_Do this_:
From the first line of the data down to and including the line with "ax = fig.add_axes([97", copy everything exactly, leaving out pictures.
## START Data block
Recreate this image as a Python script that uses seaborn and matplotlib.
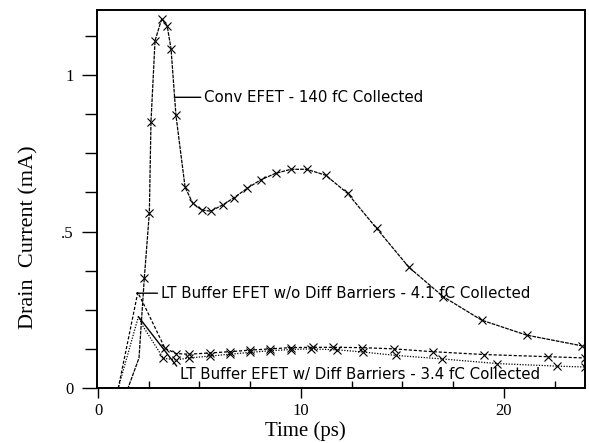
import matplotlib
matplotlib.use("Agg")
import matplotlib.pyplot as plt
import matplotlib.ticker as mticker
import seaborn as sns
import pandas as pd

# ---- data ----
conv_t = [0, 1.48, 2.02, 2.28, 2.53, 2.61, 2.81, 3.14, 3.41, 3.60, 3.84, 4.29, 4.67, 5.11,
          5.55, 6.14, 6.70, 7.35, 8.01, 8.75, 9.51, 10.28, 11.22, 12.30, 13.73, 15.32,
          17.01, 18.90, 21.12, 23.83]
conv_i = [0, 0, 0.096, 0.35, 0.56, 0.85, 1.11, 1.18, 1.157, 1.083, 0.872, 0.642, 0.59, 0.569,
          0.565, 0.585, 0.608, 0.638, 0.665, 0.686, 0.699, 0.699, 0.68, 0.622, 0.51, 0.386,
          0.292, 0.217, 0.169, 0.135]

wo_t = [0, 1.0, 1.96, 2.32, 3.30, 3.85, 4.5, 5.5, 6.5, 7.5, 8.5, 9.5, 10.6, 11.6, 13.0,
        14.6, 16.5, 19.0, 22.2, 24.0]
wo_i = [0, 0, 0.305, 0.259, 0.127, 0.110, 0.108, 0.112, 0.116, 0.121, 0.125, 0.129, 0.130,
        0.130, 0.129, 0.125, 0.116, 0.107, 0.100, 0.096]

w_t = [0, 1.0, 1.99, 2.23, 3.22, 3.84, 4.5, 5.5, 6.5, 7.5, 8.5, 9.5, 10.5, 11.8, 13.05,
       14.71, 16.95, 19.68, 22.6, 24.0]
w_i = [0, 0, 0.228, 0.196, 0.095, 0.090, 0.096, 0.102, 0.108, 0.114, 0.119, 0.123, 0.125,
       0.122, 0.115, 0.104, 0.093, 0.078, 0.070, 0.067]

labels = ["Conv EFET - 140 fC Collected",
          "LT Buffer EFET w/o Diff Barriers - 4.1 fC Collected",
          "LT Buffer EFET w/ Diff Barriers - 3.4 fC Collected"]

x_ticks = [0, 10, 20]
x_ticklabels = ["0", "10", "20"]
y_ticks = [0, 0.5, 1]
y_ticklabels = ["0", ".5", "1"]

# ---- figure ----
sns.set_style("ticks")
plt.rcParams["font.family"] = ["DejaVu Sans"]
plt.rcParams["text.color"] = "black"
plt.rcParams["axes.labelcolor"] = "black"
plt.rcParams["xtick.color"] = "black"
plt.rcParams["ytick.color"] = "black"

fig = plt.figure(figsize=(5.89, 4.43), dpi=100)
ax = fig.add_axes([97 / 589, 1 - 388 / 443, 488 / 589, 378 / 443])

series = [
    (conv_t, conv_i, (0, (3, 0.8)), 3),
    (wo_t, wo_i, (0, (2.5, 1.5)), 4),
    (w_t, w_i, (0, (1, 1.2)), 4),
]
for t, i, ls, start in series:
    df = pd.DataFrame({"t": t, "i": i})
    sns.lineplot(data=df, x="t", y="i", ax=ax, color="black", lw=0.9,
                 linestyle=ls, marker="x", markersize=5.5, markeredgewidth=0.8,
                 markeredgecolor="black", markerfacecolor="black",
                 markevery=list(range(start, len(t))), sort=False, legend=False)

ax.set_xlim(-0.05, 24)
ax.set_ylim(0, 1.208)

ax.set_xticks(x_ticks)
ax.set_xticklabels(x_ticklabels)
ax.set_yticks(y_ticks)
ax.set_yticklabels(y_ticklabels)
ax.xaxis.set_minor_locator(mticker.MultipleLocator(2.5))
ax.yaxis.set_minor_locator(mticker.MultipleLocator(0.125))

serif = "Liberation Serif"
for lab in ax.get_xticklabels() + ax.get_yticklabels():
    lab.set_fontfamily(serif)
    lab.set_fontsize(12)
    lab.set_color("black")

ax.tick_params(axis="x", which="major", direction="out", length=7, width=1, pad=4)
ax.tick_params(axis="x", which="minor", direction="in", length=5, width=1)
ax.tick_params(axis="y", which="major", direction="out", length=11, width=1, pad=6)
ax.tick_params(axis="y", which="minor", direction="out", length=9, width=1)

for sp in ax.spines.values():
    sp.set_visible(True)
    sp.set_linewidth(1.4)
    sp.set_color("black")

ax.set_xlabel("Time (ps)", fontfamily=serif, fontsize=15, color="black")
ax.set_ylabel("Drain  Current (mA)", fontfamily=serif, fontsize=16, color="black")
ax.xaxis.set_label_coords(0.428, -0.088)
ax.yaxis.set_label_coords(-0.12, 0.40)

fs = 10.8
ax.annotate(labels[0], xy=(3.76, 0.929), xytext=(5.22, 0.929), ha="left", va="center",
            fontsize=fs, color="black",
            arrowprops=dict(arrowstyle="-", lw=1, color="black",
                            shrinkA=0, shrinkB=0, relpos=(0, 0.5)))
ax.annotate(labels[1], xy=(1.90, 0.303), xytext=(3.09, 0.303), ha="left", va="center",
            fontsize=fs, color="black",
            arrowprops=dict(arrowstyle="-", lw=1, color="black",
                            shrinkA=0, shrinkB=0, relpos=(0, 0.5)))
ax.annotate(labels[2], xy=(1.99, 0.228), xytext=(4.04, 0.042), ha="left", va="center",
            fontsize=fs, color="black",
            arrowprops=dict(arrowstyle="-", lw=1, color="black",
                            shrinkA=0, shrinkB=0, relpos=(0, 0.8)))

fig.savefig("out.png", dpi=100)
## END Data block
_Reply_:
Recreate this image as a Python script that uses seaborn and matplotlib.
import matplotlib
matplotlib.use("Agg")
import matplotlib.pyplot as plt
import matplotlib.ticker as mticker
import seaborn as sns
import pandas as pd

# ---- data ----
conv_t = [0, 1.48, 2.02, 2.28, 2.53, 2.61, 2.81, 3.14, 3.41, 3.60, 3.84, 4.29, 4.67, 5.11,
          5.55, 6.14, 6.70, 7.35, 8.01, 8.75, 9.51, 10.28, 11.22, 12.30, 13.73, 15.32,
          17.01, 18.90, 21.12, 23.83]
conv_i = [0, 0, 0.096, 0.35, 0.56, 0.85, 1.11, 1.18, 1.157, 1.083, 0.872, 0.642, 0.59, 0.569,
          0.565, 0.585, 0.608, 0.638, 0.665, 0.686, 0.699, 0.699, 0.68, 0.622, 0.51, 0.386,
          0.292, 0.217, 0.169, 0.135]

wo_t = [0, 1.0, 1.96, 2.32, 3.30, 3.85, 4.5, 5.5, 6.5, 7.5, 8.5, 9.5, 10.6, 11.6, 13.0,
        14.6, 16.5, 19.0, 22.2, 24.0]
wo_i = [0, 0, 0.305, 0.259, 0.127, 0.110, 0.108, 0.112, 0.116, 0.121, 0.125, 0.129, 0.130,
        0.130, 0.129, 0.125, 0.116, 0.107, 0.100, 0.096]

w_t = [0, 1.0, 1.99, 2.23, 3.22, 3.84, 4.5, 5.5, 6.5, 7.5, 8.5, 9.5, 10.5, 11.8, 13.05,
       14.71, 16.95, 19.68, 22.6, 24.0]
w_i = [0, 0, 0.228, 0.196, 0.095, 0.090, 0.096, 0.102, 0.108, 0.114, 0.119, 0.123, 0.125,
       0.122, 0.115, 0.104, 0.093, 0.078, 0.070, 0.067]

labels = ["Conv EFET - 140 fC Collected",
          "LT Buffer EFET w/o Diff Barriers - 4.1 fC Collected",
          "LT Buffer EFET w/ Diff Barriers - 3.4 fC Collected"]

x_ticks = [0, 10, 20]
x_ticklabels = ["0", "10", "20"]
y_ticks = [0, 0.5, 1]
y_ticklabels = ["0", ".5", "1"]

# ---- figure ----
sns.set_style("ticks")
plt.rcParams["font.family"] = ["DejaVu Sans"]
plt.rcParams["text.color"] = "black"
plt.rcParams["axes.labelcolor"] = "black"
plt.rcParams["xtick.color"] = "black"
plt.rcParams["ytick.color"] = "black"

fig = plt.figure(figsize=(5.89, 4.43), dpi=100)
ax = fig.add_axes([97 / 589, 1 - 388 / 443, 488 / 589, 378 / 443])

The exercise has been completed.